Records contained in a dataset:
▼

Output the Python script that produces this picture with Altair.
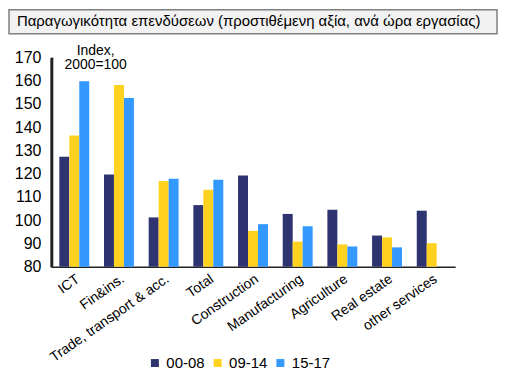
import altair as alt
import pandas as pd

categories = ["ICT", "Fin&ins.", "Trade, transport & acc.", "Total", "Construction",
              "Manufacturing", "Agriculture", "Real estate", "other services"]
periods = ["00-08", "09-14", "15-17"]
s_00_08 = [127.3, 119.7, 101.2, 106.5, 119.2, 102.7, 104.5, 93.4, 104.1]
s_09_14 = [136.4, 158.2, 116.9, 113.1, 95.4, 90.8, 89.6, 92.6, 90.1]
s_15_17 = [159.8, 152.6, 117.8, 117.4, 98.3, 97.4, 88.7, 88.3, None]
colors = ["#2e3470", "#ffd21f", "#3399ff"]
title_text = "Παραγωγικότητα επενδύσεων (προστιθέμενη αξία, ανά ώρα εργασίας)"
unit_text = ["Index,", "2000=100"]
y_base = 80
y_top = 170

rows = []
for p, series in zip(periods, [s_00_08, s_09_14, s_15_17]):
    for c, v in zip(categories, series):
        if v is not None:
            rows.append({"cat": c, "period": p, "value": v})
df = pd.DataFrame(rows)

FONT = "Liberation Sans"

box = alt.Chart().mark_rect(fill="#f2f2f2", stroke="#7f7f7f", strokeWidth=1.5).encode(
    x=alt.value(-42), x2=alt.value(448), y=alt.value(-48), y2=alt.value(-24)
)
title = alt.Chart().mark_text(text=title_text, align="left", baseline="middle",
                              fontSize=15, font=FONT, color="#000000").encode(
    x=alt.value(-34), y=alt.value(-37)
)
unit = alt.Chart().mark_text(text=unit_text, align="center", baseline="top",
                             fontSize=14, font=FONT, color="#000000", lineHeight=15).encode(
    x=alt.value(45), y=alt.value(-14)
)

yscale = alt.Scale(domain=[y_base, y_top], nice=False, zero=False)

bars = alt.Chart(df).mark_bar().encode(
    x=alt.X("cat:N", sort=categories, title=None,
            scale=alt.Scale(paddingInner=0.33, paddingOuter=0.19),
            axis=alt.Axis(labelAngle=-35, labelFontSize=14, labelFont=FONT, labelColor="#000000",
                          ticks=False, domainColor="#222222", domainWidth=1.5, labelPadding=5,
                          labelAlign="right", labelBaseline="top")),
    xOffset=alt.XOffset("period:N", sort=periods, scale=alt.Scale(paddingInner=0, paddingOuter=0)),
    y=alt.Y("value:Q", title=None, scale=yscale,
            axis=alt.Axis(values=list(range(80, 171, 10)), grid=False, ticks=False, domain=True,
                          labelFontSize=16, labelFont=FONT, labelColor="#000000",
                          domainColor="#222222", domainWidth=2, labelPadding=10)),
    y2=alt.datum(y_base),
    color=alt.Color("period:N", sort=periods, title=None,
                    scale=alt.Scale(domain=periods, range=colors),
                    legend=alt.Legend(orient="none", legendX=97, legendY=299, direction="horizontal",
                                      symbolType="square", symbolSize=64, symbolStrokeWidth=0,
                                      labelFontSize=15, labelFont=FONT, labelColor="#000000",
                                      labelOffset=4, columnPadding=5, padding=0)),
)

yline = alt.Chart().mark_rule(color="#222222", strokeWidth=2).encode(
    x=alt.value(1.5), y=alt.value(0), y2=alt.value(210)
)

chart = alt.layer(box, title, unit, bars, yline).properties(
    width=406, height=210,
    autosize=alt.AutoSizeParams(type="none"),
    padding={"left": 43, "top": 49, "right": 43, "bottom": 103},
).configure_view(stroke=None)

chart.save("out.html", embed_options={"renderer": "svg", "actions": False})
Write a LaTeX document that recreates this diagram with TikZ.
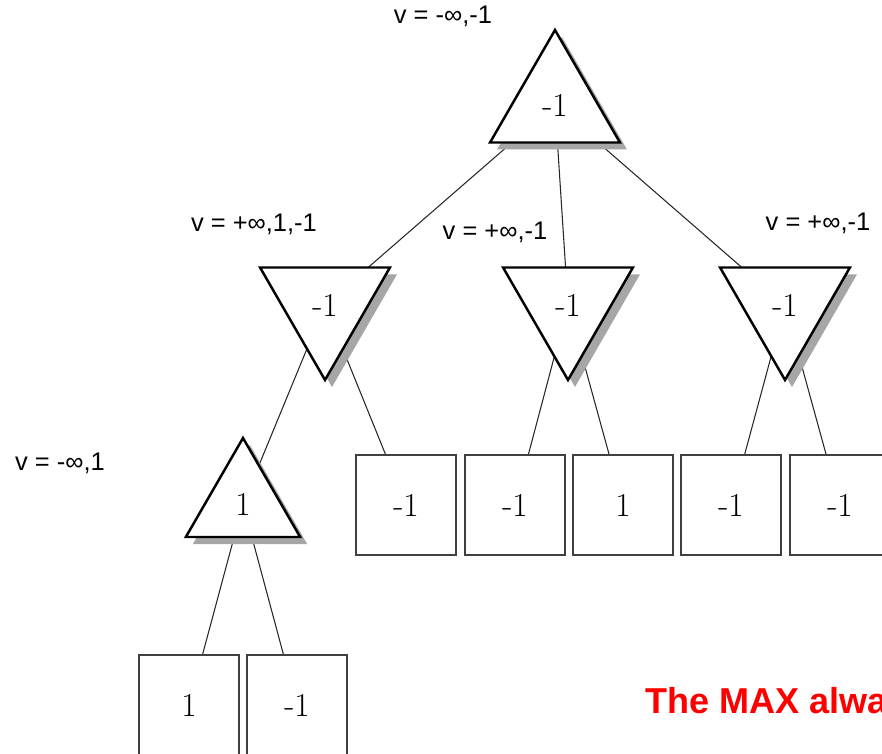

▲

### [What is being asked]
Print the complete listing exactly as it stands, without its pictures.

### [Expected answer]
Output the Python script that produces this picture with Altair.
import altair as alt
import pandas as pd

categories = ["ICT", "Fin&ins.", "Trade, transport & acc.", "Total", "Construction",
              "Manufacturing", "Agriculture", "Real estate", "other services"]
periods = ["00-08", "09-14", "15-17"]
s_00_08 = [127.3, 119.7, 101.2, 106.5, 119.2, 102.7, 104.5, 93.4, 104.1]
s_09_14 = [136.4, 158.2, 116.9, 113.1, 95.4, 90.8, 89.6, 92.6, 90.1]
s_15_17 = [159.8, 152.6, 117.8, 117.4, 98.3, 97.4, 88.7, 88.3, None]
colors = ["#2e3470", "#ffd21f", "#3399ff"]
title_text = "Παραγωγικότητα επενδύσεων (προστιθέμενη αξία, ανά ώρα εργασίας)"
unit_text = ["Index,", "2000=100"]
y_base = 80
y_top = 170

rows = []
for p, series in zip(periods, [s_00_08, s_09_14, s_15_17]):
    for c, v in zip(categories, series):
        if v is not None:
            rows.append({"cat": c, "period": p, "value": v})
df = pd.DataFrame(rows)

FONT = "Liberation Sans"

box = alt.Chart().mark_rect(fill="#f2f2f2", stroke="#7f7f7f", strokeWidth=1.5).encode(
    x=alt.value(-42), x2=alt.value(448), y=alt.value(-48), y2=alt.value(-24)
)
title = alt.Chart().mark_text(text=title_text, align="left", baseline="middle",
                              fontSize=15, font=FONT, color="#000000").encode(
    x=alt.value(-34), y=alt.value(-37)
)
unit = alt.Chart().mark_text(text=unit_text, align="center", baseline="top",
                             fontSize=14, font=FONT, color="#000000", lineHeight=15).encode(
    x=alt.value(45), y=alt.value(-14)
)

yscale = alt.Scale(domain=[y_base, y_top], nice=False, zero=False)

bars = alt.Chart(df).mark_bar().encode(
    x=alt.X("cat:N", sort=categories, title=None,
            scale=alt.Scale(paddingInner=0.33, paddingOuter=0.19),
            axis=alt.Axis(labelAngle=-35, labelFontSize=14, labelFont=FONT, labelColor="#000000",
                          ticks=False, domainColor="#222222", domainWidth=1.5, labelPadding=5,
                          labelAlign="right", labelBaseline="top")),
    xOffset=alt.XOffset("period:N", sort=periods, scale=alt.Scale(paddingInner=0, paddingOuter=0)),
    y=alt.Y("value:Q", title=None, scale=yscale,
            axis=alt.Axis(values=list(range(80, 171, 10)), grid=False, ticks=False, domain=True,
                          labelFontSize=16, labelFont=FONT, labelColor="#000000",
                          domainColor="#222222", domainWidth=2, labelPadding=10)),
    y2=alt.datum(y_base),
    color=alt.Color("period:N", sort=periods, title=None,
                    scale=alt.Scale(domain=periods, range=colors),
                    legend=alt.Legend(orient="none", legendX=97, legendY=299, direction="horizontal",
                                      symbolType="square", symbolSize=64, symbolStrokeWidth=0,
                                      labelFontSize=15, labelFont=FONT, labelColor="#000000",
                                      labelOffset=4, columnPadding=5, padding=0)),
)

yline = alt.Chart().mark_rule(color="#222222", strokeWidth=2).encode(
    x=alt.value(1.5), y=alt.value(0), y2=alt.value(210)
)

chart = alt.layer(box, title, unit, bars, yline).properties(
    width=406, height=210,
    autosize=alt.AutoSizeParams(type="none"),
    padding={"left": 43, "top": 49, "right": 43, "bottom": 103},
).configure_view(stroke=None)

chart.save("out.html", embed_options={"renderer": "svg", "actions": False})
Write a LaTeX document that recreates this diagram with TikZ.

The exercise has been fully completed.